I know that by design, casts aren't supposed to support replies. For the benefit of my tests, how can I help? Do I need to sleep before returning? That seems gross and inelegant.

I've found What is the idiomatic testing strategy for GenServers in Elixir? which has good elements, but in my case, I'm not testing the async object.

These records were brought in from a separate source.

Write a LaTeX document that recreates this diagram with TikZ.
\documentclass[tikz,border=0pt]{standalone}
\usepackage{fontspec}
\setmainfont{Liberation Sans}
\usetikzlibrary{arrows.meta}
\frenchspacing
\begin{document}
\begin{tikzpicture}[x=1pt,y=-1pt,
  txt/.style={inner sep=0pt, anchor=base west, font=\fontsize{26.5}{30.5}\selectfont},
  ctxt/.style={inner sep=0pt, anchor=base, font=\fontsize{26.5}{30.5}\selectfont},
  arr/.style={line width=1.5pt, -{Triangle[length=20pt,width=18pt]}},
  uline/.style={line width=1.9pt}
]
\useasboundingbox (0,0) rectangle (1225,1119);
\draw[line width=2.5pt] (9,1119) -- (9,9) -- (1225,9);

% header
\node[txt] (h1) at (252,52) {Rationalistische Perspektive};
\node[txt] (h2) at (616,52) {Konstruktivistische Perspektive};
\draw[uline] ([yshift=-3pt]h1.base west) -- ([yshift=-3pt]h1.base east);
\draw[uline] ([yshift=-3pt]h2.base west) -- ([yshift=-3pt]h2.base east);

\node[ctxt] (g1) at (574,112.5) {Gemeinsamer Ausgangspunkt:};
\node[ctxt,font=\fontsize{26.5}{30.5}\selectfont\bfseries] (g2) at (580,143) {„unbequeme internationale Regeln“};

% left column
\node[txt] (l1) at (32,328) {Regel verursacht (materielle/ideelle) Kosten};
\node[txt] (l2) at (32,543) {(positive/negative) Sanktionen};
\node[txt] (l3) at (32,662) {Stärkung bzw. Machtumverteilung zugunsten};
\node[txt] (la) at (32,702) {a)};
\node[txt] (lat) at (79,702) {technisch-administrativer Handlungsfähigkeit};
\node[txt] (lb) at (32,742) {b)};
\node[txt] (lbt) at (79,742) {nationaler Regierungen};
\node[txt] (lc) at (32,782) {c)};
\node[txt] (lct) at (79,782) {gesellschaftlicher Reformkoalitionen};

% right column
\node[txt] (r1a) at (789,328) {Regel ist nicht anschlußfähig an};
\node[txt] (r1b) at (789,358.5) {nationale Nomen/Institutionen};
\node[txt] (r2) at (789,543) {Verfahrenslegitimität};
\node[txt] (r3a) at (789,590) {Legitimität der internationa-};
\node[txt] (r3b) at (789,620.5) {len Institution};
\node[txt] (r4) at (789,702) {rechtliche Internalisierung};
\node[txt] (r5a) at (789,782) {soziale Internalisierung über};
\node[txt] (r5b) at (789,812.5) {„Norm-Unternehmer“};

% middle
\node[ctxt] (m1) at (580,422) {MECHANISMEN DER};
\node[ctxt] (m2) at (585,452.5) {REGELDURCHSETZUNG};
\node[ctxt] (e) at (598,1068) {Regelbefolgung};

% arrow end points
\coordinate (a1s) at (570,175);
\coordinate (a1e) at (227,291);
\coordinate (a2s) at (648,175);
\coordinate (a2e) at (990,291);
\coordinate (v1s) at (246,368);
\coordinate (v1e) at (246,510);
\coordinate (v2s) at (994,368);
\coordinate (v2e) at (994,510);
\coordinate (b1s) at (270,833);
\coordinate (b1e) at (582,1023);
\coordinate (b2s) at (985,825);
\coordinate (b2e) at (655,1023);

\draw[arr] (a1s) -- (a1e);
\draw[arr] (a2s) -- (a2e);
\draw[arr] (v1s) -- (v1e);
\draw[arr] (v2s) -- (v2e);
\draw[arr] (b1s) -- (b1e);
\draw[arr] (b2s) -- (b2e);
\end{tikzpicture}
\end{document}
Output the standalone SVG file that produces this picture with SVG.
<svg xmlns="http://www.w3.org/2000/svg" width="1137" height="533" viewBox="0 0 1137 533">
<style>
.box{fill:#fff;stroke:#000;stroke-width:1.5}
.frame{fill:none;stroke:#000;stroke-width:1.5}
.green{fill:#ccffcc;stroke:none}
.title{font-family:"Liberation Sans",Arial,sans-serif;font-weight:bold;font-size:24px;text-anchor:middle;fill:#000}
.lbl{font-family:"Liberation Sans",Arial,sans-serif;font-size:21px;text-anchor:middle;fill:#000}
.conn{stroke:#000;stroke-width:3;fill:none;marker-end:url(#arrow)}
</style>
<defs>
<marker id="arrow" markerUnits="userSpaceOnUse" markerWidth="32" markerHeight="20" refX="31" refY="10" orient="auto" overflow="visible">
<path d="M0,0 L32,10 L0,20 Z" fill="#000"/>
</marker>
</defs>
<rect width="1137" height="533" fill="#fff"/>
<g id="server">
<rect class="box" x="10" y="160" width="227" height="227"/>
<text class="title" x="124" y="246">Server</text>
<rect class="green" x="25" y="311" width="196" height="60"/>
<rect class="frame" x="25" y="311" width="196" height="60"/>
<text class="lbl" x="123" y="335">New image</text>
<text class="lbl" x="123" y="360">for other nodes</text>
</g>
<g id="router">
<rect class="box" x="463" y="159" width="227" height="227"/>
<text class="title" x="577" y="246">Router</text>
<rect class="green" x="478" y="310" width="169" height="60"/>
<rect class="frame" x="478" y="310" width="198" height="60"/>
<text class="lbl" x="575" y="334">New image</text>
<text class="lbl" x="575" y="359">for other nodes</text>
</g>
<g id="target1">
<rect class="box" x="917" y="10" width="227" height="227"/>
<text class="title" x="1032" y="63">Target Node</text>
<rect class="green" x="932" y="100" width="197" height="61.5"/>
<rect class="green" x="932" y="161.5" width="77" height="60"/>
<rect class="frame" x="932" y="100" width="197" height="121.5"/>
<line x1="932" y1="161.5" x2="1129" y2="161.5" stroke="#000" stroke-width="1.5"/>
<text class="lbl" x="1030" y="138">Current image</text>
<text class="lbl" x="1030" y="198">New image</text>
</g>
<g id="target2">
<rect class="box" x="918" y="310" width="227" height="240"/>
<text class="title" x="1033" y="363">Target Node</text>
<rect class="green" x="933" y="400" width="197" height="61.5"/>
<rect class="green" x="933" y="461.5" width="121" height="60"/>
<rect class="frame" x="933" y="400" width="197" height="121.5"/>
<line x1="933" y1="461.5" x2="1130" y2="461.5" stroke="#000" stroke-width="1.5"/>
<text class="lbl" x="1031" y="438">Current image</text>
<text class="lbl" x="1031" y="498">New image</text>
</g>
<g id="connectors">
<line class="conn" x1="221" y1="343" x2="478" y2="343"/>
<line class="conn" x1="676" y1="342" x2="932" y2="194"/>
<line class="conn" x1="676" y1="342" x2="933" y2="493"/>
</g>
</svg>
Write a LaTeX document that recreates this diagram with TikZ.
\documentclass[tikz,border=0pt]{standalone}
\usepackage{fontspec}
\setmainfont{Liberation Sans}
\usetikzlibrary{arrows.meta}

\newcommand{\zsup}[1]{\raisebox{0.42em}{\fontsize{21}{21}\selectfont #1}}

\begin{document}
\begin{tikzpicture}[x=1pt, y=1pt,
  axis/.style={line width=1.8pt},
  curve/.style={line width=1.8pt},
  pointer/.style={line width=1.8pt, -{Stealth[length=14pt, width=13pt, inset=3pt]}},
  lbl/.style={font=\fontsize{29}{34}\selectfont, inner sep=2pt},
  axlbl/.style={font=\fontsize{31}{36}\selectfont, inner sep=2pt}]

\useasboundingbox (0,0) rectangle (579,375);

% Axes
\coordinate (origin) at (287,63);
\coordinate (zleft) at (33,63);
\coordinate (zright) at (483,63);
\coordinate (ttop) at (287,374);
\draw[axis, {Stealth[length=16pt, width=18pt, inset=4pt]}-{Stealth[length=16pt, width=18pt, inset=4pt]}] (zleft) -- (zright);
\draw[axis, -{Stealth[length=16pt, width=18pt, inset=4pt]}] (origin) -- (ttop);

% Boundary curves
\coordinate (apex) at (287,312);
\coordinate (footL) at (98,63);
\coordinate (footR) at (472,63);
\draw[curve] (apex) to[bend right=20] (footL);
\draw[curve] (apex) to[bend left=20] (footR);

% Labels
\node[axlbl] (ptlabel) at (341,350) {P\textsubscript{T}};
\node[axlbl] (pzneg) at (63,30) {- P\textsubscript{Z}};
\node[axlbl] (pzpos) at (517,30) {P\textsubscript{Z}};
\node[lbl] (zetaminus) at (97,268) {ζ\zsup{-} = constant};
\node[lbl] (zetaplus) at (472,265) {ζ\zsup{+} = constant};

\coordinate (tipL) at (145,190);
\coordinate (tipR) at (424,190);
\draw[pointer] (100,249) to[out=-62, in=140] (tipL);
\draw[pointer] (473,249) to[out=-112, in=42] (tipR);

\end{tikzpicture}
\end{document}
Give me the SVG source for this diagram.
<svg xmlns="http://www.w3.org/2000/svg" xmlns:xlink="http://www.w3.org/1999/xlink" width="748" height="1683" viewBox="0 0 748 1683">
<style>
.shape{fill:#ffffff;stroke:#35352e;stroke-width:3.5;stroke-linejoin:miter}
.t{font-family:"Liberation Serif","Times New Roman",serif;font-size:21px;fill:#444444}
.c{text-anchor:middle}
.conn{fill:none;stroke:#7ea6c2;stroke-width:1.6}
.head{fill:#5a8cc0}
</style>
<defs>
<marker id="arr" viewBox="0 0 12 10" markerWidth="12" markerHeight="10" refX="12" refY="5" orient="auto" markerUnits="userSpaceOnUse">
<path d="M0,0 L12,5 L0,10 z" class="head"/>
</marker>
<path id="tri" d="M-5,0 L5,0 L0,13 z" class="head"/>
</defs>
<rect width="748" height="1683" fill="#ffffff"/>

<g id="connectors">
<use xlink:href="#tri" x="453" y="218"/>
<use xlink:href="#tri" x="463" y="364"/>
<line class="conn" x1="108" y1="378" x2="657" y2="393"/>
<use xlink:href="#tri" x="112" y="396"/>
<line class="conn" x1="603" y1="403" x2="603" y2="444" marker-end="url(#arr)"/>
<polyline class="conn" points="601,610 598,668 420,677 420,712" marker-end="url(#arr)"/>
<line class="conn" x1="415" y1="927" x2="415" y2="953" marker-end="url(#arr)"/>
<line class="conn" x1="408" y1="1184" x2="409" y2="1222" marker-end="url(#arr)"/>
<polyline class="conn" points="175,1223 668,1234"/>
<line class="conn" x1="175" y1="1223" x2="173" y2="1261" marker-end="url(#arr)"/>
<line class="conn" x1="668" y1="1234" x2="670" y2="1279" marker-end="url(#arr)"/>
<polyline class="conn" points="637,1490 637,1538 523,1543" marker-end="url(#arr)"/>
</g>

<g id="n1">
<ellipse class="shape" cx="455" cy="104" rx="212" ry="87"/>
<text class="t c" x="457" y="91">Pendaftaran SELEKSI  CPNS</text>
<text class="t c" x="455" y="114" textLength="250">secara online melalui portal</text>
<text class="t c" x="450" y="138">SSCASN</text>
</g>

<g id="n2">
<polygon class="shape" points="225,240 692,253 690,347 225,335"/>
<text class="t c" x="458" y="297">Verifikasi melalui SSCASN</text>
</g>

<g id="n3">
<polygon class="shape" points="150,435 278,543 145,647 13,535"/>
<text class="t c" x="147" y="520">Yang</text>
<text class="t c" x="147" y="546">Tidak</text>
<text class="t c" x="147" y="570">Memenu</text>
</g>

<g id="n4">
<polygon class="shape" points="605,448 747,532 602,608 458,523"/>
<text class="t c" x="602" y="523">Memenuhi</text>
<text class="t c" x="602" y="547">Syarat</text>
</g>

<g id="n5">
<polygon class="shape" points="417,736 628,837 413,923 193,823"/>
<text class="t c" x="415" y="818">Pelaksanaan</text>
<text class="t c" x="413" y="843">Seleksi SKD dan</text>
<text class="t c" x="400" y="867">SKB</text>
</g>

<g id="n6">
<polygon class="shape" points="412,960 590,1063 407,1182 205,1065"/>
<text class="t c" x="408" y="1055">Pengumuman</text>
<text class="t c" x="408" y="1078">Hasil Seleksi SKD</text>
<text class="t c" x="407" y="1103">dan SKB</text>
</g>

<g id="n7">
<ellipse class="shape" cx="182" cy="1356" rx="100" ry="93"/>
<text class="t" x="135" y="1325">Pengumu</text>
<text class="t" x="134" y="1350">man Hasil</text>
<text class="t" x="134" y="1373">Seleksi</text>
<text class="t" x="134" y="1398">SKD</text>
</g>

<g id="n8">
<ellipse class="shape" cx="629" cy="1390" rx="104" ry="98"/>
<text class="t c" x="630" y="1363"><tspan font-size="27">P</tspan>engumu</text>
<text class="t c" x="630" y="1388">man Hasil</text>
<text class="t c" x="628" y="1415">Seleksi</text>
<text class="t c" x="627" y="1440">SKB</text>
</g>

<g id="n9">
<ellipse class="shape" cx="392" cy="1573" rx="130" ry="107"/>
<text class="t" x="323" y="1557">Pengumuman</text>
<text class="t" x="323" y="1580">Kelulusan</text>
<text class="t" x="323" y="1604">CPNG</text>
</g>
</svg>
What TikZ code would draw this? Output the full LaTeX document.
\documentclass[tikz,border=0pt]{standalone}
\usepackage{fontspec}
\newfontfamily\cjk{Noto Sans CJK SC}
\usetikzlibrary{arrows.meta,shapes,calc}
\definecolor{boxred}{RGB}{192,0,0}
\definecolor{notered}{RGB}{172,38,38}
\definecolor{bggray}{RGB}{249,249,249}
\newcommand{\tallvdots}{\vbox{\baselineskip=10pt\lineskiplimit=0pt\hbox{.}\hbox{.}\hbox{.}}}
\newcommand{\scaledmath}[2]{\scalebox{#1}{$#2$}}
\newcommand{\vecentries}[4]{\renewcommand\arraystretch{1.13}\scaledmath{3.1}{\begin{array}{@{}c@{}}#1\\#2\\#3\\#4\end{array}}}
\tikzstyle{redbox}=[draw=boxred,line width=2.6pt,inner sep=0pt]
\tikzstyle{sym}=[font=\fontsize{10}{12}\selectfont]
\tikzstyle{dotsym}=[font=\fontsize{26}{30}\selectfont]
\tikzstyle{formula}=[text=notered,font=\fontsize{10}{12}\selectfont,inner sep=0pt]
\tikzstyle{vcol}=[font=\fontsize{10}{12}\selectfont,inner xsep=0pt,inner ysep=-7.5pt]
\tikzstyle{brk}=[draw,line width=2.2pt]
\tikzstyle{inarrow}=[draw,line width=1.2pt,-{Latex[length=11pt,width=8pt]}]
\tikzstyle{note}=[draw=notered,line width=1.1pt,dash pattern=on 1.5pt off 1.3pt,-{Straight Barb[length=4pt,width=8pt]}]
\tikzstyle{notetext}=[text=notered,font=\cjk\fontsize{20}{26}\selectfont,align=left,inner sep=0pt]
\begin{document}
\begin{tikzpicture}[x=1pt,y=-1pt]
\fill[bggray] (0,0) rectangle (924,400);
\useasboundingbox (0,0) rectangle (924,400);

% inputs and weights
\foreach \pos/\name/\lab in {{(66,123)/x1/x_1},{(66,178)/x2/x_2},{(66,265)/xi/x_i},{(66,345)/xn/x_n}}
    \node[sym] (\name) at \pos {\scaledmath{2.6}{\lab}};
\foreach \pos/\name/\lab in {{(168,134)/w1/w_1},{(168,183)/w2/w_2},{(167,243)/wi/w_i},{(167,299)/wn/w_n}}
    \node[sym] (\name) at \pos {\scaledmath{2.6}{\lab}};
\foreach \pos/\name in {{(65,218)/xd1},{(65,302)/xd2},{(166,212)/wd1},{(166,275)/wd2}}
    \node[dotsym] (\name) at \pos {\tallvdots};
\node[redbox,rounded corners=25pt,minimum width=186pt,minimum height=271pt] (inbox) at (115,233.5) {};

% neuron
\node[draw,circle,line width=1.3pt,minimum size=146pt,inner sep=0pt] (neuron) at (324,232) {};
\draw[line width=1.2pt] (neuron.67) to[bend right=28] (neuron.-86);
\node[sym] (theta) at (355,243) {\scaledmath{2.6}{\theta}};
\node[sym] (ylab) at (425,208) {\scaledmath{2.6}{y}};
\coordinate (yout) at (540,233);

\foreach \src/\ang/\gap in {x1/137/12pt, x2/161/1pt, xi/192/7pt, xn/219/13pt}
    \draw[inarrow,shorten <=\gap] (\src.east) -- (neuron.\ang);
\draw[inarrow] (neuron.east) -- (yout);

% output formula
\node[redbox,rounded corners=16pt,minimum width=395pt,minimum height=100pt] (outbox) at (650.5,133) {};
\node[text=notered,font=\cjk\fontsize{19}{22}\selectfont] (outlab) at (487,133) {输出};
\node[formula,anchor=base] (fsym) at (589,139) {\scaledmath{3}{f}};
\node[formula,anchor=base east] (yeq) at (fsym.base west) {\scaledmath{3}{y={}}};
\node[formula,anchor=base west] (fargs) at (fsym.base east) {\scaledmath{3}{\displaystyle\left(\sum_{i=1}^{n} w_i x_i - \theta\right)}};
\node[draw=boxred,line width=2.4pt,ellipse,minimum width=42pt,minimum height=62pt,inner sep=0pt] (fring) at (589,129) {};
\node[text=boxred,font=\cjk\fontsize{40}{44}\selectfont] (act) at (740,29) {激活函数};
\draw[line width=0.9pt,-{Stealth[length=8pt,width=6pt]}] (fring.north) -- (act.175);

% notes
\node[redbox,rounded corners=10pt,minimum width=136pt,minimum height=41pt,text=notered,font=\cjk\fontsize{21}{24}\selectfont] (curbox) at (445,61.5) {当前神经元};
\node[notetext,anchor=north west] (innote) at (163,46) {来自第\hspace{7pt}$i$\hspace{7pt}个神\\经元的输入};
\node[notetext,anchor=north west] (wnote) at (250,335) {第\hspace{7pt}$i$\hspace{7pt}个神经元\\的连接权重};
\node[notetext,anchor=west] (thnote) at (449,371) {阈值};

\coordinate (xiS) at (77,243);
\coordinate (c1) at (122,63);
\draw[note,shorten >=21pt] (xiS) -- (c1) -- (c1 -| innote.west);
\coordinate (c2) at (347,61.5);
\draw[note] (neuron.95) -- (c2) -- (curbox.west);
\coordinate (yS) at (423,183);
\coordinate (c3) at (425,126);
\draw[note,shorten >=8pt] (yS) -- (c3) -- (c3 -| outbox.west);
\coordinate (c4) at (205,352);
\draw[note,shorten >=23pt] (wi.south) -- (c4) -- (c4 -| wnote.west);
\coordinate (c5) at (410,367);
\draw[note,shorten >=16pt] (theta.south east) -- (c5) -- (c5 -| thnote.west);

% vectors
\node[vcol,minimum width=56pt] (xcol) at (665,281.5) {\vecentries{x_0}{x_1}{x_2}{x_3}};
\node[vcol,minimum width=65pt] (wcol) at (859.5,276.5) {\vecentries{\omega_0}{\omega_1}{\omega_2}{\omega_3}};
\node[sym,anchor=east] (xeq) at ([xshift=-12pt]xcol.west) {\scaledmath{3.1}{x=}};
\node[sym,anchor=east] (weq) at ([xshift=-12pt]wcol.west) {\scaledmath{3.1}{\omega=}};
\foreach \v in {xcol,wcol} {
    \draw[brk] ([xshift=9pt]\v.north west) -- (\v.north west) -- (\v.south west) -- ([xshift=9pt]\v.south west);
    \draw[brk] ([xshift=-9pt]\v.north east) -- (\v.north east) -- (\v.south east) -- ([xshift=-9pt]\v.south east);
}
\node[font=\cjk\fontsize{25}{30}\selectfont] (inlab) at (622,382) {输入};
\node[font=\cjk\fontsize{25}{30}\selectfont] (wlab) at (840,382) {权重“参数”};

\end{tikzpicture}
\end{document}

It's just a side-effect of calling into another function.

I also found Testing asynchronous code in Elixir which makes me think I might have to monitor something.

2
Have you confirmed that the tests always pass if you add a long sleep, say 5 seconds?Dogbert
Sleeping 100ms allows my tests to pass, so yes, I'm pretty certain that this test is the problem, and that the order in which the test is torn down impacts the logs.François Beausoleil
Could you try doing this instead of sleep: :sys.get_state(ShortTermMessageStore.address). That should wait until all messages sent to ShortTermMessageStore.address are processed before returning the state. Let me know if it works when you run the tests in a loop.Dogbert
@Dogbert, updated. The test fails for real instead of generating a simple message.François Beausoleil
"module ShortTermMessageStore is not available" that's really strange.. ShortTermMessageStore is the actual complete name of the module right?Dogbert

2 Answers

7
votes

You can wait until the GenServer has processed all pending messages by calling :sys.get_state/1 on the Pid. :sys.get_state/1 makes a synchronous call to the GenServer to get its state, which completes after all the pending messages have been processed by it.

So, if you add the following code to the end of your test, your test will wait until ShortTermMessageStore.address has processed all messages it has already received.

:sys.get_state(ShortTermMessageStore.address)
0
votes

After thinking about this, I mocked the ShortTermMessageStore as well:

test "publish_message appends message to room" do
  with_mocks([
    {ShortTermMessageStore, [], [publish: fn(_, _, _) -> true end]},
    {Repo, [], [is_authorized_to_join: fn(_, _) -> true end, is_authorized_to_publish_message_to_room: fn(_, _) -> true end, append_message_to_store: fn(_, _, _) -> true end]},
  ]) do
    {:ok, _room} = open_room "c78940ab-2514-493e-81fe-64efc63c7bb0"
    sock = open_socket()
          |> subscribe_and_join!(RoomChannel, "room: c78940ab-2514-493e-81fe-64efc63c7bb0")

    push sock, "publish_message", %{"id" => "123", "room_id" => "c78940ab-2514-493e-81fe-64efc63c7bb0"}

    assert_broadcast "publish_message", %{"id" => "123", "room_id" => "c78940ab-2514-493e-81fe-64efc63c7bb0", "sequence" => 1}
    {:ok, mailbox} = Rooms.mailbox("c78940ab-2514-493e-81fe-64efc63c7bb0")
    assert [%{"id" => "123", "room_id" => "c78940ab-2514-493e-81fe-64efc63c7bb0", "sequence" => 1}] = mailbox
  end
end

Using this mock, I was able to run the tests many minutes in a row, without failures or warning messages.